* **Your objective**:
Write out the listing below in full and exactly, leaving out every picture.

* **Dataset content**:
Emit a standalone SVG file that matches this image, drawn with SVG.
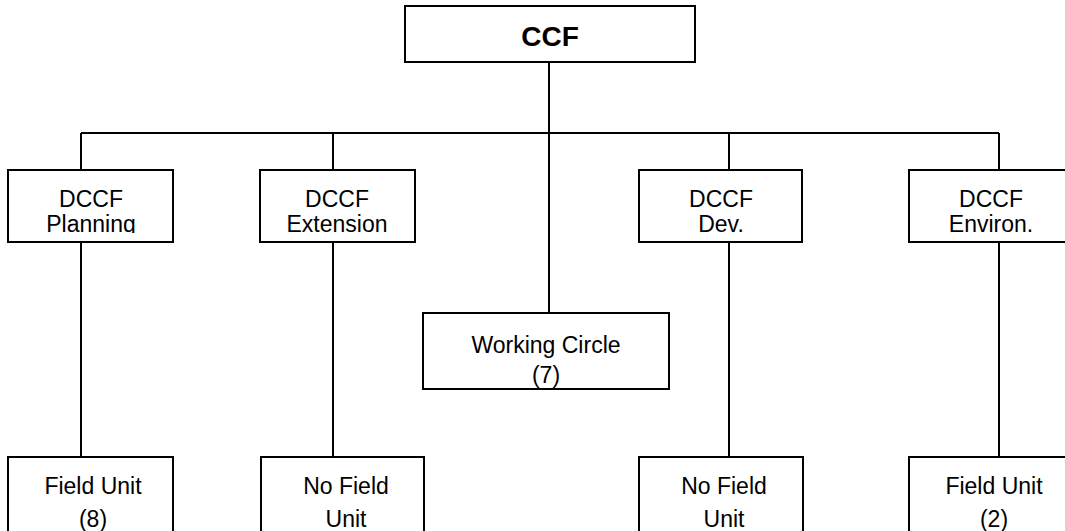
<svg xmlns="http://www.w3.org/2000/svg" width="1065" height="531" viewBox="0 0 1065 531">
<style>
.box{fill:#fff;stroke:#000;stroke-width:2}
.ln{stroke:#000;stroke-width:2;fill:none}
text{font-family:"Liberation Sans",Arial,sans-serif;font-size:23px;fill:#000;text-anchor:middle}
.b{font-weight:bold;font-size:28px}
</style>
<defs>
<clipPath id="c1"><rect x="9" y="171" width="163" height="62"/></clipPath>
<clipPath id="c2"><rect x="261" y="171" width="153" height="62"/></clipPath>
<clipPath id="c3"><rect x="640" y="171" width="161" height="62"/></clipPath>
<clipPath id="c4"><rect x="910" y="171" width="163" height="62"/></clipPath>
</defs>
<g id="connectors">
<path class="ln" d="M549 62V313M81 133H999M81 133V170M333 133V170M729 133V170M999 133V170M81 242V457M333 242V457M729 242V457M999 242V457"/>
</g>
<g id="ccf"><rect class="box" x="405" y="6" width="290" height="56"/><text class="b" x="550" y="46">CCF</text></g>
<g id="dccf-planning"><rect class="box" x="8" y="170" width="165" height="72"/><g clip-path="url(#c1)"><text x="91" y="207">DCCF</text><text x="91" y="232">Planning</text></g></g>
<g id="dccf-extension"><rect class="box" x="260" y="170" width="155" height="72"/><g clip-path="url(#c2)"><text x="337" y="207">DCCF</text><text x="337" y="232">Extension</text></g></g>
<g id="dccf-dev"><rect class="box" x="639" y="170" width="163" height="72"/><g clip-path="url(#c3)"><text x="721" y="207">DCCF</text><text x="721" y="232">Dev.</text></g></g>
<g id="dccf-environ"><rect class="box" x="909" y="170" width="165" height="72"/><g clip-path="url(#c4)"><text x="991" y="207">DCCF</text><text x="991" y="232">Environ.</text></g></g>
<g id="working-circle"><rect class="box" x="423" y="313" width="246" height="76"/><text x="546" y="353">Working Circle</text><text x="546" y="383">(7)</text></g>
<g id="field-unit-8"><rect class="box" x="8" y="457" width="165" height="90"/><text x="93" y="494">Field Unit</text><text x="93" y="527">(8)</text></g>
<g id="no-field-unit-1"><rect class="box" x="261" y="457" width="163" height="90"/><text x="346" y="494">No Field</text><text x="346" y="527">Unit</text></g>
<g id="no-field-unit-2"><rect class="box" x="639" y="457" width="164" height="90"/><text x="724" y="494">No Field</text><text x="724" y="527">Unit</text></g>
<g id="field-unit-2"><rect class="box" x="909" y="457" width="165" height="90"/><text x="994" y="494">Field Unit</text><text x="994" y="527">(2)</text></g>
</svg>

* **Written solution**:
Emit a standalone SVG file that matches this image, drawn with SVG.
<svg xmlns="http://www.w3.org/2000/svg" width="1065" height="531" viewBox="0 0 1065 531">
<style>
.box{fill:#fff;stroke:#000;stroke-width:2}
.ln{stroke:#000;stroke-width:2;fill:none}
text{font-family:"Liberation Sans",Arial,sans-serif;font-size:23px;fill:#000;text-anchor:middle}
.b{font-weight:bold;font-size:28px}
</style>
<defs>
<clipPath id="c1"><rect x="9" y="171" width="163" height="62"/></clipPath>
<clipPath id="c2"><rect x="261" y="171" width="153" height="62"/></clipPath>
<clipPath id="c3"><rect x="640" y="171" width="161" height="62"/></clipPath>
<clipPath id="c4"><rect x="910" y="171" width="163" height="62"/></clipPath>
</defs>
<g id="connectors">
<path class="ln" d="M549 62V313M81 133H999M81 133V170M333 133V170M729 133V170M999 133V170M81 242V457M333 242V457M729 242V457M999 242V457"/>
</g>
<g id="ccf"><rect class="box" x="405" y="6" width="290" height="56"/><text class="b" x="550" y="46">CCF</text></g>
<g id="dccf-planning"><rect class="box" x="8" y="170" width="165" height="72"/><g clip-path="url(#c1)"><text x="91" y="207">DCCF</text><text x="91" y="232">Planning</text></g></g>
<g id="dccf-extension"><rect class="box" x="260" y="170" width="155" height="72"/><g clip-path="url(#c2)"><text x="337" y="207">DCCF</text><text x="337" y="232">Extension</text></g></g>
<g id="dccf-dev"><rect class="box" x="639" y="170" width="163" height="72"/><g clip-path="url(#c3)"><text x="721" y="207">DCCF</text><text x="721" y="232">Dev.</text></g></g>
<g id="dccf-environ"><rect class="box" x="909" y="170" width="165" height="72"/><g clip-path="url(#c4)"><text x="991" y="207">DCCF</text><text x="991" y="232">Environ.</text></g></g>
<g id="working-circle"><rect class="box" x="423" y="313" width="246" height="76"/><text x="546" y="353">Working Circle</text><text x="546" y="383">(7)</text></g>
<g id="field-unit-8"><rect class="box" x="8" y="457" width="165" height="90"/><text x="93" y="494">Field Unit</text><text x="93" y="527">(8)</text></g>
<g id="no-field-unit-1"><rect class="box" x="261" y="457" width="163" height="90"/><text x="346" y="494">No Field</text><text x="346" y="527">Unit</text></g>
<g id="no-field-unit-2"><rect class="box" x="639" y="457" width="164" height="90"/><text x="724" y="494">No Field</text><text x="724" y="527">Unit</text></g>
<g id="field-unit-2"><rect class="box" x="909" y="457" width="165" height="90"/><text x="994" y="494">Field Unit</text><text x="994" y="527">(2)</text></g>
</svg>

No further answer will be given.